Stored data:
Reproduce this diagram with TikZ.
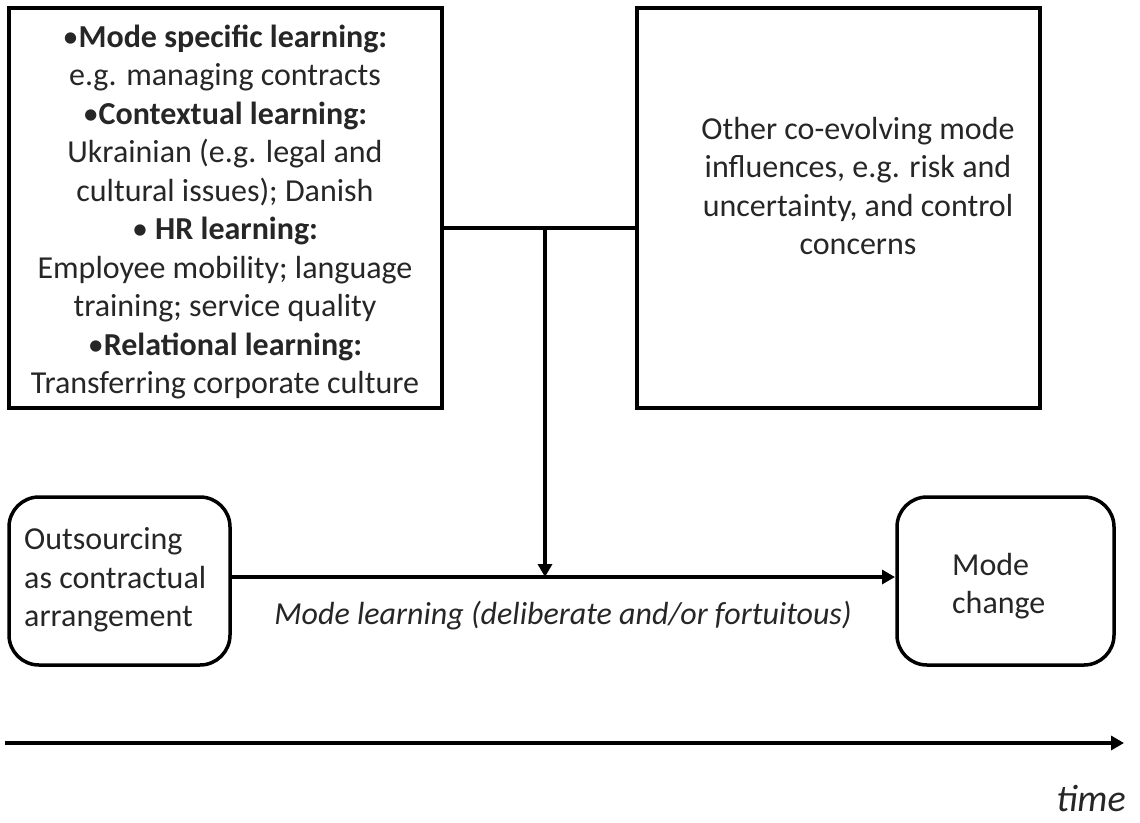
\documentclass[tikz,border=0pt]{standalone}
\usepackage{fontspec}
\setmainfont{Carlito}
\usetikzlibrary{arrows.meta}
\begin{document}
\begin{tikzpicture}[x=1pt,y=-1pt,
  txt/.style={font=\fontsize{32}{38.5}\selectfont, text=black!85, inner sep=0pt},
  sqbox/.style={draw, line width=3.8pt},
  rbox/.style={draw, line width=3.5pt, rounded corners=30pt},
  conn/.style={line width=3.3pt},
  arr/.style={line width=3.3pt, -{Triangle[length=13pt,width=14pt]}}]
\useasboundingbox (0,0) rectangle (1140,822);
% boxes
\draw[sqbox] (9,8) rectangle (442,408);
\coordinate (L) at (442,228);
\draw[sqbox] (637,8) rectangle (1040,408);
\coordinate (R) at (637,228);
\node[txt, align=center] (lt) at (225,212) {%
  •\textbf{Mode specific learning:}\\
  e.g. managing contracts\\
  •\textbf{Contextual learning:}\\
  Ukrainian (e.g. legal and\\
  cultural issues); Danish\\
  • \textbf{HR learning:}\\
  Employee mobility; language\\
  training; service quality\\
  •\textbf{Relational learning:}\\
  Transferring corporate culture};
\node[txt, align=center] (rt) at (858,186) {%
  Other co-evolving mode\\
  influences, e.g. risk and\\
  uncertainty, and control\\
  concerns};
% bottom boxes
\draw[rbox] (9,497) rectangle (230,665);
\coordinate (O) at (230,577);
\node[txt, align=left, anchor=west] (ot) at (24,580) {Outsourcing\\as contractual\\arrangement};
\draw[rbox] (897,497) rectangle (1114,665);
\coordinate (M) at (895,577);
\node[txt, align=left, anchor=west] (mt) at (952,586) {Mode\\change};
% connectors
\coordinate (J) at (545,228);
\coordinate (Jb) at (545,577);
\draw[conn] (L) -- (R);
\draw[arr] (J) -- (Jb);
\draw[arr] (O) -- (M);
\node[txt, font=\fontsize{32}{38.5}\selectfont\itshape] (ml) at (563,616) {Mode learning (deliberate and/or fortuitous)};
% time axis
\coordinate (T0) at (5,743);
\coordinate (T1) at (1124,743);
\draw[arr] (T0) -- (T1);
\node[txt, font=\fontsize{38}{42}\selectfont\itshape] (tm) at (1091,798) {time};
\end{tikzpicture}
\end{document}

The task: Set every line down exactly as written, leaving each picture out.

Solution to this task:
Reproduce this diagram with TikZ.
\documentclass[tikz,border=0pt]{standalone}
\usepackage{fontspec}
\setmainfont{Carlito}
\usetikzlibrary{arrows.meta}
\begin{document}
\begin{tikzpicture}[x=1pt,y=-1pt,
  txt/.style={font=\fontsize{32}{38.5}\selectfont, text=black!85, inner sep=0pt},
  sqbox/.style={draw, line width=3.8pt},
  rbox/.style={draw, line width=3.5pt, rounded corners=30pt},
  conn/.style={line width=3.3pt},
  arr/.style={line width=3.3pt, -{Triangle[length=13pt,width=14pt]}}]
\useasboundingbox (0,0) rectangle (1140,822);
% boxes
\draw[sqbox] (9,8) rectangle (442,408);
\coordinate (L) at (442,228);
\draw[sqbox] (637,8) rectangle (1040,408);
\coordinate (R) at (637,228);
\node[txt, align=center] (lt) at (225,212) {%
  •\textbf{Mode specific learning:}\\
  e.g. managing contracts\\
  •\textbf{Contextual learning:}\\
  Ukrainian (e.g. legal and\\
  cultural issues); Danish\\
  • \textbf{HR learning:}\\
  Employee mobility; language\\
  training; service quality\\
  •\textbf{Relational learning:}\\
  Transferring corporate culture};
\node[txt, align=center] (rt) at (858,186) {%
  Other co-evolving mode\\
  influences, e.g. risk and\\
  uncertainty, and control\\
  concerns};
% bottom boxes
\draw[rbox] (9,497) rectangle (230,665);
\coordinate (O) at (230,577);
\node[txt, align=left, anchor=west] (ot) at (24,580) {Outsourcing\\as contractual\\arrangement};
\draw[rbox] (897,497) rectangle (1114,665);
\coordinate (M) at (895,577);
\node[txt, align=left, anchor=west] (mt) at (952,586) {Mode\\change};
% connectors
\coordinate (J) at (545,228);
\coordinate (Jb) at (545,577);
\draw[conn] (L) -- (R);
\draw[arr] (J) -- (Jb);
\draw[arr] (O) -- (M);
\node[txt, font=\fontsize{32}{38.5}\selectfont\itshape] (ml) at (563,616) {Mode learning (deliberate and/or fortuitous)};
% time axis
\coordinate (T0) at (5,743);
\coordinate (T1) at (1124,743);
\draw[arr] (T0) -- (T1);
\node[txt, font=\fontsize{38}{42}\selectfont\itshape] (tm) at (1091,798) {time};
\end{tikzpicture}
\end{document}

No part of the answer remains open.